Interpolation Conditions for Linear Operators and Applications to Performance Estimation Problems
Nizar Bousselmi, Julien M. Hendrickx, François Glineur
TL;DR
This work generalizes the Performance Estimation Problem framework to first-order methods involving linear operators, and obtains new exact worst-case convergence rates for several performance criteria, including average and last iterate accuracy.
Abstract
The Performance Estimation Problem methodology makes it possible to determine the exact worst-case performance of an optimization method.
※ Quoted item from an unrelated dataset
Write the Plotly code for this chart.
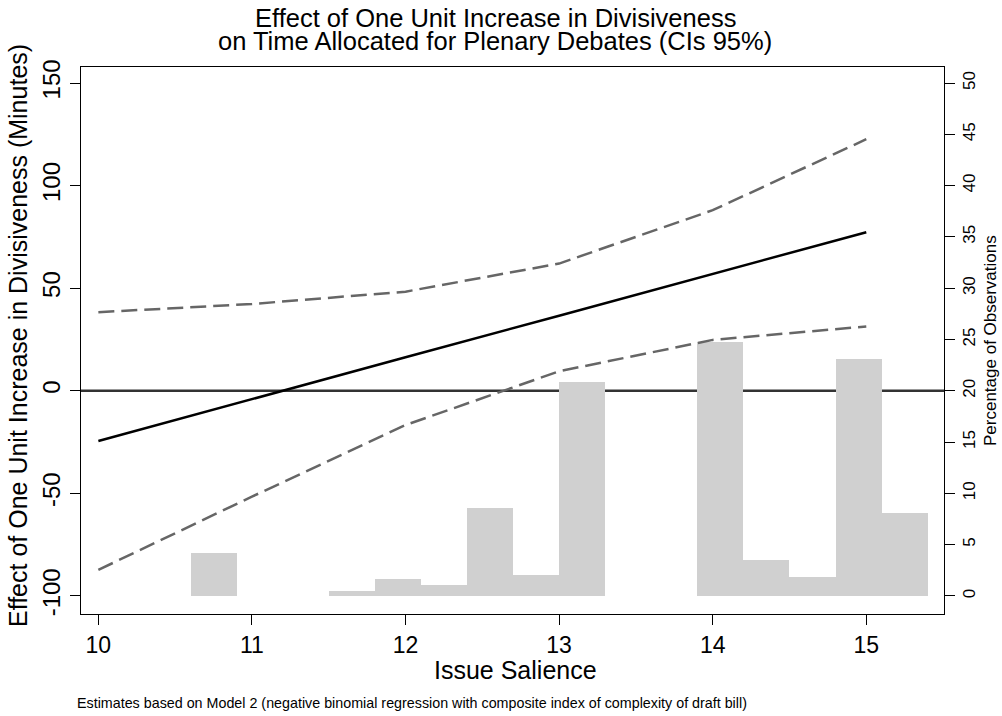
import plotly.graph_objects as go

# Marginal effect of divisiveness across issue salience, with 95% CIs
salience = [10, 11, 12, 13, 14, 15]
effect = [-24.5, -4.0, 16.3, 36.6, 57.0, 77.3]
ci_lower = [-87.3, -51.6, -16.7, 9.5, 24.8, 31.3]
ci_upper = [38.3, 42.3, 48.3, 62.0, 88.0, 122.6]

# Distribution of issue salience (percentage of observations per bin)
bin_centers = [10.75, 11.65, 11.95, 12.25, 12.55, 12.85, 13.15,
               14.05, 14.35, 14.65, 14.95, 15.25]
bin_pct = [4.16, 0.46, 1.66, 1.07, 8.55, 2.05, 20.83,
           24.76, 3.51, 1.85, 23.07, 8.06]
bin_width = 0.3

x_ticks = [10, 11, 12, 13, 14, 15]
left_ticks = [-100, -50, 0, 50, 100, 150]
left_ticktext = ["-100", "-50", "0", "50", "100", "150"]
right_ticks = [0, 5, 10, 15, 20, 25, 30, 35, 40, 45, 50]

W, H = 1002, 716
ML, MR, MT, MB = 81, 58, 67, 102
PW, PH = W - ML - MR, H - MT - MB
FONT = "Liberation Sans, Arial, Helvetica, sans-serif"


def px_x(px):
    return (px - ML) / PW


def px_y(py):
    return (H - MB - py) / PH


fig = go.Figure()

fig.add_trace(go.Bar(
    x=bin_centers, y=bin_pct, width=bin_width,
    marker=dict(color="#d0d0d0", line=dict(width=0)),
    yaxis="y", showlegend=False, hoverinfo="skip",
))

fig.add_trace(go.Scatter(
    x=salience, y=ci_upper, mode="lines", yaxis="y2",
    line=dict(color="#666666", width=2.5, dash="16px,7px"), showlegend=False,
))
fig.add_trace(go.Scatter(
    x=salience, y=ci_lower, mode="lines", yaxis="y2",
    line=dict(color="#666666", width=2.5, dash="16px,7px"), showlegend=False,
))
fig.add_trace(go.Scatter(
    x=salience, y=effect, mode="lines", yaxis="y2",
    line=dict(color="#000000", width=2.5), showlegend=False,
))

# Reference line at zero effect
fig.add_shape(type="line", xref="paper", x0=0, x1=1, yref="y2", y0=0, y1=0,
              line=dict(color="#333333", width=2.5), layer="below")

axis_common = dict(showgrid=False, zeroline=False, showline=True,
                   linecolor="#000000", linewidth=1, ticks="outside",
                   ticklen=10, tickcolor="#000000", tickwidth=1)

fig.update_layout(
    width=W, height=H,
    margin=dict(l=ML, r=MR, t=MT, b=MB, pad=0),
    paper_bgcolor="white", plot_bgcolor="white",
    font=dict(family=FONT, color="#000000"),
    bargap=0,
    xaxis=dict(range=[9.887, 15.506], tickvals=x_ticks,
               tickfont=dict(size=23), mirror=True, **axis_common),
    yaxis=dict(range=[-1.76, 51.56], side="right", tickvals=right_ticks,
               tickangle=-90, tickfont=dict(size=17), **axis_common),
    yaxis2=dict(range=[-108.8, 157.8], side="left", overlaying="y",
                anchor="x", tickvals=left_ticks, ticktext=left_ticktext,
                tickangle=-90, tickfont=dict(size=24), **axis_common),
)

annotations = [
    dict(text="Effect of One Unit Increase in Divisiveness",
         x=px_x(495), y=px_y(18), font=dict(size=25.5)),
    dict(text="on Time Allocated for Plenary Debates (CIs 95%)",
         x=px_x(495), y=px_y(41), font=dict(size=25.5)),
    dict(text="Issue Salience", x=px_x(515), y=px_y(670), font=dict(size=25)),
    dict(text="Effect of One Unit Increase in Divisiveness (Minutes)",
         x=px_x(18), y=px_y(336), textangle=-90, font=dict(size=25)),
    dict(text="Percentage of Observations",
         x=px_x(990), y=px_y(341), textangle=-90, font=dict(size=17)),
]
for a in annotations:
    fig.add_annotation(xref="paper", yref="paper", showarrow=False,
                       xanchor="center", yanchor="middle", **a)

fig.add_annotation(
    text="Estimates based on Model 2 (negative binomial regression with "
         "composite index of complexity of draft bill)",
    xref="paper", yref="paper", x=px_x(75), y=px_y(703),
    xanchor="left", yanchor="middle", showarrow=False,
    font=dict(size=14.3),
)

fig.write_html("out.html")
In this work, we generalize this framework to first-order methods involving linear operators. This extension requires an explicit formulation of interpolation conditions for those linear operators. We consider the class of linear operators $\mathcal{M}:x \mapsto Mx$ where matrix $M$ has bounded singular values, and the class of linear operators where $M$ is symmetric and has bounded eigenvalues. We describe interpolation conditions for these classes, i.e. necessary and sufficient conditions that, given a list of pairs $\{(x_i,y_i)\}$, characterize the existence of a linear operator mapping $x_i$ to $y_i$ for all $i$. Using these conditions, we first identify the exact worst-case behavior of the gradient method applied to the composed objective $h\circ \mathcal{M}$, and observe that it always corresponds to $\mathcal{M}$ being a scaling operator. We then investigate the Chambolle-Pock method applied to $f+g\circ \mathcal{M}$, and improve the existing analysis to obtain a proof of the exact convergence rate of the primal-dual gap. In addition, we study how this method behaves on Lipschitz convex functions, and obtain a numerical convergence rate for the primal accuracy of the last iterate. We also show numerically that averaging iterates is beneficial in this setting.